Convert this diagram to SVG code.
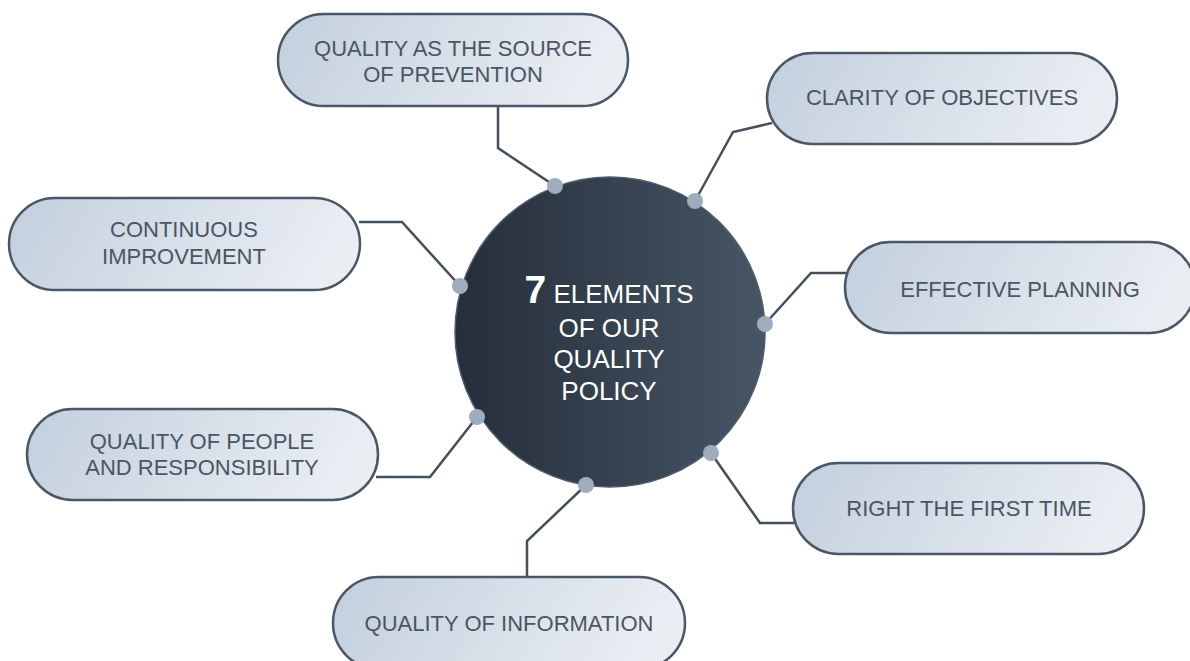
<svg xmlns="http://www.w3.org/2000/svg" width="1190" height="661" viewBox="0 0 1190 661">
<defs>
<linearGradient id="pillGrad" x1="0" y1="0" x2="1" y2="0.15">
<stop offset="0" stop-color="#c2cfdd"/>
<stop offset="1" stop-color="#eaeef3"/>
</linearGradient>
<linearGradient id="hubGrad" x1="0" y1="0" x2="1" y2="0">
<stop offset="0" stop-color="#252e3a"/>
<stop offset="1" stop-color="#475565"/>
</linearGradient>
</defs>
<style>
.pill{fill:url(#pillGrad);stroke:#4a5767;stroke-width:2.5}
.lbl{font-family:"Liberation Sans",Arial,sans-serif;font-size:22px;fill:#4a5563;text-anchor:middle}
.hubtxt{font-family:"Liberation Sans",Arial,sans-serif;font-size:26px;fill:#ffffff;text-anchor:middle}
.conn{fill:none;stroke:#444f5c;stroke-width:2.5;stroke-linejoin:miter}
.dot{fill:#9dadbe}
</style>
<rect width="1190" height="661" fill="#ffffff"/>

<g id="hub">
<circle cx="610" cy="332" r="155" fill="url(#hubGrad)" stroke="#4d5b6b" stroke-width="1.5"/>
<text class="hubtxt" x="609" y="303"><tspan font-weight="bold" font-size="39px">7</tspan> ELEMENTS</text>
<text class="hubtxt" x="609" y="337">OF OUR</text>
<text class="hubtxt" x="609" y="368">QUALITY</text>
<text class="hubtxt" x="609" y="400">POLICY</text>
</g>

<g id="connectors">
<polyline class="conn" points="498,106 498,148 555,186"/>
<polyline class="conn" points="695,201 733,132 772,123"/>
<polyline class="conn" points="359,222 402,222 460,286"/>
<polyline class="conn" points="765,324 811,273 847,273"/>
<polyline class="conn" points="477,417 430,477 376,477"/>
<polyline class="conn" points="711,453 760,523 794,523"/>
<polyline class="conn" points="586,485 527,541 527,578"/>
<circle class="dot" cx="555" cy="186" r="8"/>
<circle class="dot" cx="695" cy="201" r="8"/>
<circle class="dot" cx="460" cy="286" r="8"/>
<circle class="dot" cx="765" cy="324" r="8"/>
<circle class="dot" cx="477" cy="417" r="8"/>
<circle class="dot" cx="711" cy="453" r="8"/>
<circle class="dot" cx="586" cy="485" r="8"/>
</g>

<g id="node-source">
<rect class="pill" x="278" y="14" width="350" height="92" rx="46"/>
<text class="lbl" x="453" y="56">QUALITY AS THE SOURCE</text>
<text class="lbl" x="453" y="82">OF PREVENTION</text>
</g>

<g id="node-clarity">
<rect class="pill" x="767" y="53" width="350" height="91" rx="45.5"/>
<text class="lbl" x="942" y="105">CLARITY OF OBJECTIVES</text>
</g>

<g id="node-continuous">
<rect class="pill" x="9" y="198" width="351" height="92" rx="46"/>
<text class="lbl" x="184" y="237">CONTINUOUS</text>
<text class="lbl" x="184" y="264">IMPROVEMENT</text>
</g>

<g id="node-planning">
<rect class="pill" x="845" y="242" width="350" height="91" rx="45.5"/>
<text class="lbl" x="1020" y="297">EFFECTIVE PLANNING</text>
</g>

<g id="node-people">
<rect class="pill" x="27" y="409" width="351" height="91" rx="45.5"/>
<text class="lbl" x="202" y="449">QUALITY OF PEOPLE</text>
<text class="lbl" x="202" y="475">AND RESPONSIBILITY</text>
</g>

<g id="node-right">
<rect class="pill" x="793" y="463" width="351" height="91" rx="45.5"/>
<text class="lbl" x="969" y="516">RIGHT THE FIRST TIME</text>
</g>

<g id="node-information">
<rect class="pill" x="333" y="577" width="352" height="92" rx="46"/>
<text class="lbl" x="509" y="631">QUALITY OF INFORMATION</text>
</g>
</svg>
---+---
Description of the task → Repeat the data exactly, dropping every picture it holds.

Exercise solution →
Convert this diagram to SVG code.
<svg xmlns="http://www.w3.org/2000/svg" width="1190" height="661" viewBox="0 0 1190 661">
<defs>
<linearGradient id="pillGrad" x1="0" y1="0" x2="1" y2="0.15">
<stop offset="0" stop-color="#c2cfdd"/>
<stop offset="1" stop-color="#eaeef3"/>
</linearGradient>
<linearGradient id="hubGrad" x1="0" y1="0" x2="1" y2="0">
<stop offset="0" stop-color="#252e3a"/>
<stop offset="1" stop-color="#475565"/>
</linearGradient>
</defs>
<style>
.pill{fill:url(#pillGrad);stroke:#4a5767;stroke-width:2.5}
.lbl{font-family:"Liberation Sans",Arial,sans-serif;font-size:22px;fill:#4a5563;text-anchor:middle}
.hubtxt{font-family:"Liberation Sans",Arial,sans-serif;font-size:26px;fill:#ffffff;text-anchor:middle}
.conn{fill:none;stroke:#444f5c;stroke-width:2.5;stroke-linejoin:miter}
.dot{fill:#9dadbe}
</style>
<rect width="1190" height="661" fill="#ffffff"/>

<g id="hub">
<circle cx="610" cy="332" r="155" fill="url(#hubGrad)" stroke="#4d5b6b" stroke-width="1.5"/>
<text class="hubtxt" x="609" y="303"><tspan font-weight="bold" font-size="39px">7</tspan> ELEMENTS</text>
<text class="hubtxt" x="609" y="337">OF OUR</text>
<text class="hubtxt" x="609" y="368">QUALITY</text>
<text class="hubtxt" x="609" y="400">POLICY</text>
</g>

<g id="connectors">
<polyline class="conn" points="498,106 498,148 555,186"/>
<polyline class="conn" points="695,201 733,132 772,123"/>
<polyline class="conn" points="359,222 402,222 460,286"/>
<polyline class="conn" points="765,324 811,273 847,273"/>
<polyline class="conn" points="477,417 430,477 376,477"/>
<polyline class="conn" points="711,453 760,523 794,523"/>
<polyline class="conn" points="586,485 527,541 527,578"/>
<circle class="dot" cx="555" cy="186" r="8"/>
<circle class="dot" cx="695" cy="201" r="8"/>
<circle class="dot" cx="460" cy="286" r="8"/>
<circle class="dot" cx="765" cy="324" r="8"/>
<circle class="dot" cx="477" cy="417" r="8"/>
<circle class="dot" cx="711" cy="453" r="8"/>
<circle class="dot" cx="586" cy="485" r="8"/>
</g>

<g id="node-source">
<rect class="pill" x="278" y="14" width="350" height="92" rx="46"/>
<text class="lbl" x="453" y="56">QUALITY AS THE SOURCE</text>
<text class="lbl" x="453" y="82">OF PREVENTION</text>
</g>

<g id="node-clarity">
<rect class="pill" x="767" y="53" width="350" height="91" rx="45.5"/>
<text class="lbl" x="942" y="105">CLARITY OF OBJECTIVES</text>
</g>

<g id="node-continuous">
<rect class="pill" x="9" y="198" width="351" height="92" rx="46"/>
<text class="lbl" x="184" y="237">CONTINUOUS</text>
<text class="lbl" x="184" y="264">IMPROVEMENT</text>
</g>

<g id="node-planning">
<rect class="pill" x="845" y="242" width="350" height="91" rx="45.5"/>
<text class="lbl" x="1020" y="297">EFFECTIVE PLANNING</text>
</g>

<g id="node-people">
<rect class="pill" x="27" y="409" width="351" height="91" rx="45.5"/>
<text class="lbl" x="202" y="449">QUALITY OF PEOPLE</text>
<text class="lbl" x="202" y="475">AND RESPONSIBILITY</text>
</g>

<g id="node-right">
<rect class="pill" x="793" y="463" width="351" height="91" rx="45.5"/>
<text class="lbl" x="969" y="516">RIGHT THE FIRST TIME</text>
</g>

<g id="node-information">
<rect class="pill" x="333" y="577" width="352" height="92" rx="46"/>
<text class="lbl" x="509" y="631">QUALITY OF INFORMATION</text>
</g>
</svg>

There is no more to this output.